America is now wholly given over to a damned mob of scribbling women, and I should have no chance of success while the public taste is occupied with their trash-and should be ashamed of myself if I did succeed. What is the mystery of these innumerable editions of the 'Lamplighter,' and other books neither better nor worse?-worse they could not be, and better they need not be, when they sell by the 100,000.

This isn't a very good or detailed history. But my point is that before we dismiss the anger of an aggrieved party outright, it's worth considering whether this sort of exclusion constitutes a pattern.

And then it's worth moving on. 

I frequently mention that I am a product of black consciousness. One of the better lessons of my faith is that you don't waste your time trying to win over people who do not like you. I deeply believe in black people's right to ponder themselves and their place in the world, minus the burden of educating white racists. Likewise, I am convinced that people who construct their canon based on what is, or isn't, swinging between the author's legs must confront themselves. 

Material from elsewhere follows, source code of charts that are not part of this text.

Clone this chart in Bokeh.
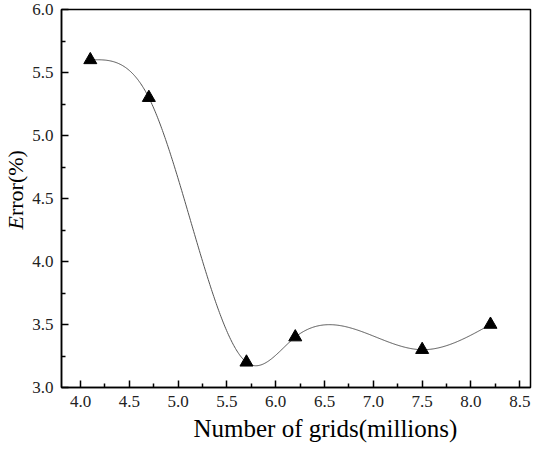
import numpy as np
from bokeh.plotting import figure
from bokeh.layouts import row
from bokeh.models import Range1d, FixedTicker, NumeralTickFormatter, Title
from bokeh.core.properties import value
from bokeh.embed import file_html
from bokeh.resources import INLINE

grids = [4.1, 4.7, 5.7, 6.2, 7.5, 8.2]
error = [5.6, 5.3, 3.2, 3.4, 3.3, 3.5]
x_ticks = [4.0, 4.5, 5.0, 5.5, 6.0, 6.5, 7.0, 7.5, 8.0, 8.5]
y_ticks = [3.0, 3.5, 4.0, 4.5, 5.0, 5.5, 6.0]
x_label = "Number of grids(millions)"
y_label_italic = "E"
y_label_rest = "rror(%)"


def natural_spline(x, y, n=500):
    x = np.asarray(x, float)
    y = np.asarray(y, float)
    m = len(x)
    h = np.diff(x)
    A = np.zeros((m, m))
    r = np.zeros(m)
    A[0, 0] = 1.0
    A[-1, -1] = 1.0
    for i in range(1, m - 1):
        A[i, i - 1] = h[i - 1]
        A[i, i] = 2 * (h[i - 1] + h[i])
        A[i, i + 1] = h[i]
        r[i] = 3 * ((y[i + 1] - y[i]) / h[i] - (y[i] - y[i - 1]) / h[i - 1])
    c = np.linalg.solve(A, r)
    b = (y[1:] - y[:-1]) / h - h * (2 * c[:-1] + c[1:]) / 3
    d = (c[1:] - c[:-1]) / (3 * h)
    xs = np.linspace(x[0], x[-1], n)
    idx = np.clip(np.searchsorted(x, xs) - 1, 0, m - 2)
    t = xs - x[idx]
    ys = y[idx] + b[idx] * t + c[idx] * t ** 2 + d[idx] * t ** 3
    return xs, ys


sx, sy = natural_spline(grids, error)

FONT = "Liberation Serif"
H = 452
TOP, BOTTOM = 9, 65
LW = 28  # width of the y-label strip

# y-axis title strip (mixed italic / roman text)
lab = figure(width=LW, height=H, output_backend="svg", toolbar_location=None,
             x_range=Range1d(0, LW), y_range=Range1d(3.0, 6.0),
             x_axis_type=None, y_axis_type=None,
             min_border_left=0, min_border_right=0, min_border_top=TOP, min_border_bottom=BOTTOM)
lab.grid.visible = False
lab.outline_line_color = None
lab.background_fill_color = "white"
lab.border_fill_color = "white"
y_start = 4.254
e_adv = 22 * 0.611 / 126.0
lab.text(x=[15], y=[y_start], text=[y_label_italic], angle=np.pi / 2, text_align="left",
         text_baseline="alphabetic", text_font=value(FONT), text_font_style="italic",
         text_font_size="22px", text_color="black")
lab.text(x=[15], y=[y_start + e_adv], text=[y_label_rest], angle=np.pi / 2, text_align="left",
         text_baseline="alphabetic", text_font=value(FONT), text_font_style="normal",
         text_font_size="22px", text_color="black")

x0, x1 = 3.805, 8.61
p = figure(width=534 - LW, height=H, output_backend="svg", toolbar_location=None,
           x_range=Range1d(x0, x1), y_range=Range1d(3.0, 6.0),
           min_border_left=61 - LW, min_border_right=4, min_border_top=TOP, min_border_bottom=BOTTOM)
p.grid.visible = False
p.outline_line_color = "black"
p.outline_line_width = 1.5
p.background_fill_color = "white"
p.border_fill_color = "white"

p.line(sx, sy, line_color="#555555", line_width=1)
p.scatter(grids, error, marker="triangle", size=13, fill_color="black", line_color="black")

p.axis.axis_line_width = 1.5
p.axis.axis_line_color = "black"
p.axis.major_tick_in = 7
p.axis.major_tick_out = 0
p.axis.minor_tick_in = 4
p.axis.minor_tick_out = 0
p.axis.major_tick_line_width = 1.5
p.axis.minor_tick_line_width = 1.5
p.axis.major_label_text_font = FONT
p.axis.major_label_text_font_size = "17px"
p.axis.major_label_text_font_style = "normal"
p.axis.major_label_text_color = "#222222"
p.axis.major_label_standoff = 8
p.axis.formatter = NumeralTickFormatter(format="0.0")

p.xaxis.ticker = FixedTicker(ticks=x_ticks, minor_ticks=[t + 0.25 for t in x_ticks])
p.yaxis.ticker = FixedTicker(ticks=y_ticks, minor_ticks=[t + 0.25 for t in y_ticks])
p.xaxis.axis_label = None
p.yaxis.axis_label = None

p.add_layout(Title(text=x_label, align="left", offset=132, standoff=6,
                   text_font=FONT, text_font_size="25px", text_font_style="normal",
                   text_color="black"), "below")

layout = row(lab, p, spacing=0)
open("out.html", "w").write(file_html(layout, INLINE))
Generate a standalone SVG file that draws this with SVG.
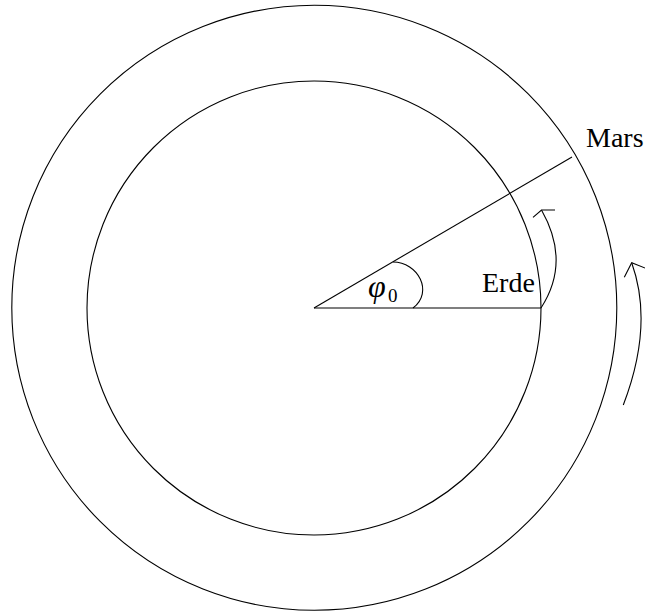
<svg xmlns="http://www.w3.org/2000/svg" width="645" height="612" viewBox="0 0 645 612">
<style>
.l{fill:none;stroke:#000;stroke-width:1.1}
.t{font-family:"Liberation Serif","Times New Roman",serif;fill:#000}
</style>
<rect width="645" height="612" fill="#fff"/>
<g id="mars-orbit"><circle class="l" cx="314.3" cy="307.8" r="302.5"/></g>
<g id="earth-orbit"><circle class="l" cx="314" cy="308" r="227"/></g>
<g id="connectors">
<line class="l" x1="314" y1="308" x2="541" y2="308"/>
<line class="l" x1="314" y1="308" x2="572" y2="157"/>
<path class="l" d="M393 262 C418 262 434 292 413 308"/>
<path class="l" d="M541 308 Q571 262 541.5 210"/>
<path class="l" d="M555 210 L541.5 210 L533 217.3"/>
<path class="l" d="M623.3 405 Q654 325 631.7 262.7"/>
<path class="l" d="M624.3 277.3 L631.7 262.7 L647 268.8"/>
</g>
<g id="label-erde"><text class="t" x="482" y="292" font-size="28">Erde</text></g>
<g id="label-mars"><text class="t" x="586" y="147" font-size="28">Mars</text></g>
<g id="label-phi"><text class="t" x="368" y="297" font-size="32" font-style="italic">φ<tspan font-style="normal" font-size="19" x="388" y="302">0</tspan></text></g>
</svg>
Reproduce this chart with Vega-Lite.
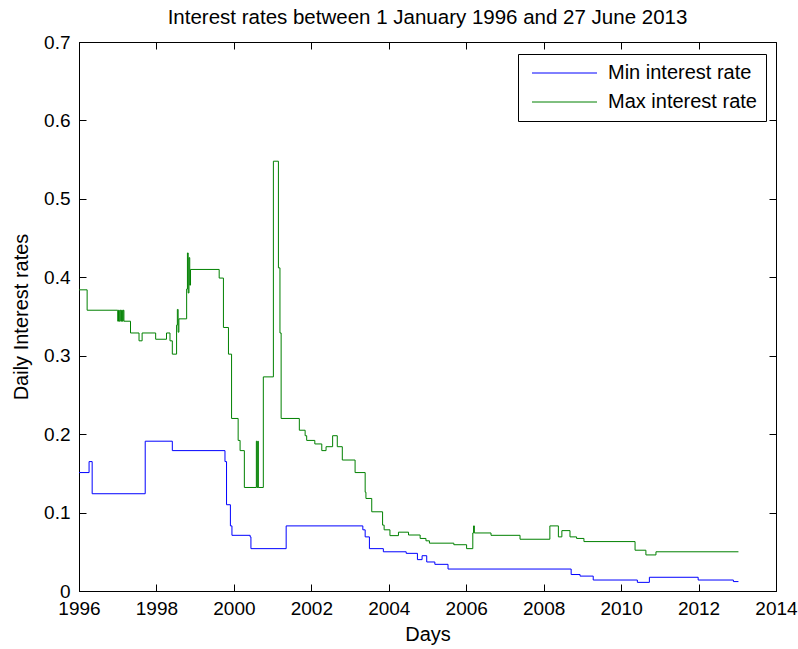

This is what I was driving at in my comments about women's lit being something more than a tool for convincing men to be less sexist. I'm looking to avoid a subtly demeaning subtext which holds that reading, say, Jamaica Kincaid is something you should do--like flossing or taxes or laundry. I don't want to speak for women writers, but I recoil at the idea of someone reading my book because they really should read a black author or two. I don't want to be an icebreaker at your corporation's Kwanzaa gathering.

I realize, as I put this down, that my message is really for young women who want to write. I remember when I was just like you. And as surely as Naipaul etc. piss you off, I used to get sick reading The New Republic. Put it out of your mind. Write, write, write and write. And then write some more. Don't get mad. Go kick his ass. 

V.S. Naipaul is not God. He's only a man.